The National Exam Program of the SEC's Office of Compliance Inspections and Examinations (OCIE) recently published its observations from the second generation of its Cybersecurity Initiative. It reported overall improvement in firms' cybersecurity awareness and preparedness, but said there is plenty of room for improvement. The staff noted that many firms have failed to adopt procedures reasonably tailored to their specific needs, and identified how firms can develop a more robust control environment.

OCIE examined 75 firms, including broker-dealers, investment advisers, and registered funds. It said that it conducted more validation and testing of the firms' policies and procedures than during prior cybersecurity examinations and focused its testing on: (1) governance and risk assessment; (2) access rights and controls; (3) data loss prevention; (4) vendor management; (5) training; and (6) incident response.


The biggest improvement since OCIE's first cybersecurity sweep is that all of the broker-dealers and registered funds, and a vast majority of the advisers that were examined maintained written policies and procedures addressing the protection of customer records and personally identifiable information. The staff said, however, that simply adopting general policies was not best practice since compliance policies and procedures, including those related to cybersecurity, should be reasonably tailored to a firm's business. The staff said that policies and procedures that provide only general guidance, identify limited examples of safeguards, are very narrowly scoped or vague, or don't include implementing procedures, do not meet this standard.

The staff also said that, in some instances, firms did not appear to adhere to or enforce their own cybersecurity policies and procedures. For example, the staff identified instances where policies required ongoing reviews to determine whether certain security protocols were appropriate, but such reviews were performed only annually or not at all. Similarly, the staff raised concerns about firms that adopted policies requiring that all employees complete cybersecurity awareness training, but failed to enforce this requirement.

The SEC staff also reported that nearly all broker-dealers and most of the advisers and funds conducted periodic risk assessments of their critical systems to identify cybersecurity weaknesses, and many conducted penetration tests and vulnerability scans on critical systems. The staff noted, however, that high-risk observations identified during such tests were not consistently remediated.

According to OCIE, all of the broker-dealers and nearly all the advisers and funds that were examined had a process in place for ensuring regular system maintenance, including installation of software patches. However, the staff said that many firms fail to timely test and install such patches. The staff recommended that firms adopt patch management policies including, among other things, procedures for beta testing a patch with a small number of users and servers before deploying it across the firm, requiring an analysis of the problem the patch was designed to fix, potential risk involved in applying the patch, and the method to use in applying the patch.

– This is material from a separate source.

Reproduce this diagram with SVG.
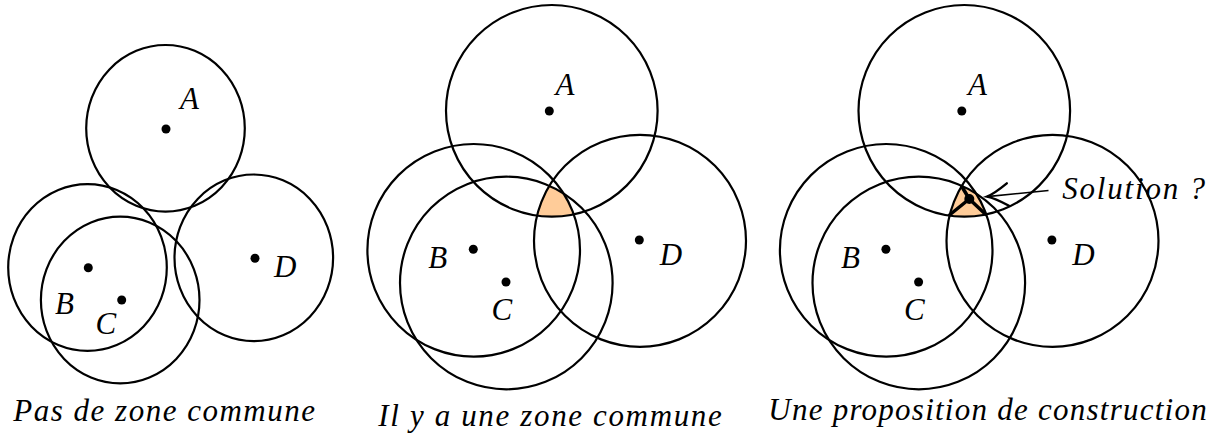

OCIE identified several best practices for ensuring that cybersecurity policies and procedures reflect robust controls. These include:

  • maintaining a complete inventory of data, information, and vendors, along with a related classification of risks and vulnerabilities;
  • maintaining detailed cybersecurity-related procedures, including:

o instructions for penetration tests;

o policies and procedures related to granting, modifying, and rescinding access rights; and

o specific action plans in the event that sensitive information is lost, stolen, or unintentionally disclosed;

  • maintaining prescriptive schedules for testing data integrity and vulnerabilities;
  • establishing and enforcing controls related to accessing data and systems and the acceptable use of such data; and
  • instituting mandatory employee training.

OCIE also noted that an engaged senior management team was important to a robust cybersecurity program.


Cybersecurity continues to be a key compliance risk for firms and a high priority examination topic for the SEC, and developments in this area move quickly. Thus, although firms should keep the various factors identified by OCIE's staff in mind when assessing and modifying their cybersecurity policies and procedures, firms also need to carefully consider the profile of their own business, and the rapidly changing cyber environment in which their business is conducted, when adopting and refining their cybersecurity policies and procedures.